GOAL »
Leave out any picture and return the remaining listing below exactly as given.

STORED DATA »
::::::
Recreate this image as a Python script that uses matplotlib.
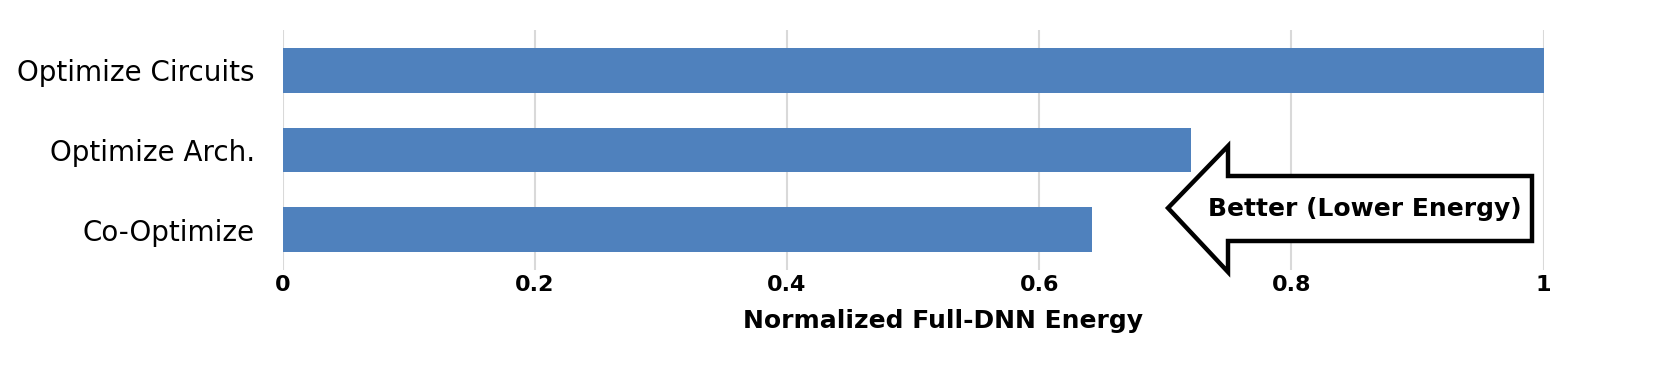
import matplotlib.pyplot as plt
from matplotlib.patches import Polygon

# data
categories = ['Optimize Circuits', 'Optimize Arch.', 'Co-Optimize']
energy = [1.0, 0.72, 0.642]
xticks = [0, 0.2, 0.4, 0.6, 0.8, 1]
xtick_labels = ['0', '0.2', '0.4', '0.6', '0.8', '1']

W, H = 1660, 369
fig = plt.figure(figsize=(W / 100, H / 100), dpi=100)
ax = fig.add_axes([282.7 / W, 1 - 269.6 / H, (1543.6 - 282.7) / W, (269.6 - 30.4) / H])

ypos = list(range(len(categories)))
ax.barh(ypos, energy, height=0.56, color='#4F81BD', zorder=2)
ax.set_ylim(len(categories) - 0.5, -0.5)
ax.set_xlim(0, 1)
ax.set_yticks(ypos)
ax.set_yticklabels(categories, fontsize=20)
ax.set_xticks(xticks)
ax.set_xticklabels(xtick_labels, fontsize=16, fontweight='bold')
ax.tick_params(axis='both', length=0)
ax.tick_params(axis='y', pad=20)
ax.tick_params(axis='x', pad=4)
ax.grid(axis='x', color='#D9D9D9', linewidth=1.5, zorder=0)
ax.set_axisbelow(True)
for s in ax.spines.values():
    s.set_visible(False)
ax.set_xlabel('Normalized Full-DNN Energy', fontsize=18, fontweight='bold', labelpad=10)
ax.xaxis.label.set_x(0.524)

# "better" arrow, in pixel coords of the figure
def fp(x, y):
    return (x / W, 1 - y / H)

pts = [(1168, 208), (1228, 146), (1228, 176), (1532, 176),
       (1532, 241), (1228, 241), (1228, 272)]
arrow = Polygon([fp(x, y) for x, y in pts], closed=True, facecolor='white',
                edgecolor='black', linewidth=3.2, joinstyle='miter',
                transform=fig.transFigure, zorder=5)
fig.patches.append(arrow)
fig.text(1522 / W, 1 - 209 / H, 'Better (Lower Energy)', fontsize=18,
         fontweight='bold', ha='right', va='center', zorder=6)

fig.savefig('out.png', dpi=100)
::::::
IN RESPONSE »
Recreate this image as a Python script that uses matplotlib.
import matplotlib.pyplot as plt
from matplotlib.patches import Polygon

# data
categories = ['Optimize Circuits', 'Optimize Arch.', 'Co-Optimize']
energy = [1.0, 0.72, 0.642]
xticks = [0, 0.2, 0.4, 0.6, 0.8, 1]
xtick_labels = ['0', '0.2', '0.4', '0.6', '0.8', '1']

W, H = 1660, 369
fig = plt.figure(figsize=(W / 100, H / 100), dpi=100)
ax = fig.add_axes([282.7 / W, 1 - 269.6 / H, (1543.6 - 282.7) / W, (269.6 - 30.4) / H])

ypos = list(range(len(categories)))
ax.barh(ypos, energy, height=0.56, color='#4F81BD', zorder=2)
ax.set_ylim(len(categories) - 0.5, -0.5)
ax.set_xlim(0, 1)
ax.set_yticks(ypos)
ax.set_yticklabels(categories, fontsize=20)
ax.set_xticks(xticks)
ax.set_xticklabels(xtick_labels, fontsize=16, fontweight='bold')
ax.tick_params(axis='both', length=0)
ax.tick_params(axis='y', pad=20)
ax.tick_params(axis='x', pad=4)
ax.grid(axis='x', color='#D9D9D9', linewidth=1.5, zorder=0)
ax.set_axisbelow(True)
for s in ax.spines.values():
    s.set_visible(False)
ax.set_xlabel('Normalized Full-DNN Energy', fontsize=18, fontweight='bold', labelpad=10)
ax.xaxis.label.set_x(0.524)

# "better" arrow, in pixel coords of the figure
def fp(x, y):
    return (x / W, 1 - y / H)

pts = [(1168, 208), (1228, 146), (1228, 176), (1532, 176),
       (1532, 241), (1228, 241), (1228, 272)]
arrow = Polygon([fp(x, y) for x, y in pts], closed=True, facecolor='white',
                edgecolor='black', linewidth=3.2, joinstyle='miter',
                transform=fig.transFigure, zorder=5)
fig.patches.append(arrow)
fig.text(1522 / W, 1 - 209 / H, 'Better (Lower Energy)', fontsize=18,
         fontweight='bold', ha='right', va='center', zorder=6)

fig.savefig('out.png', dpi=100)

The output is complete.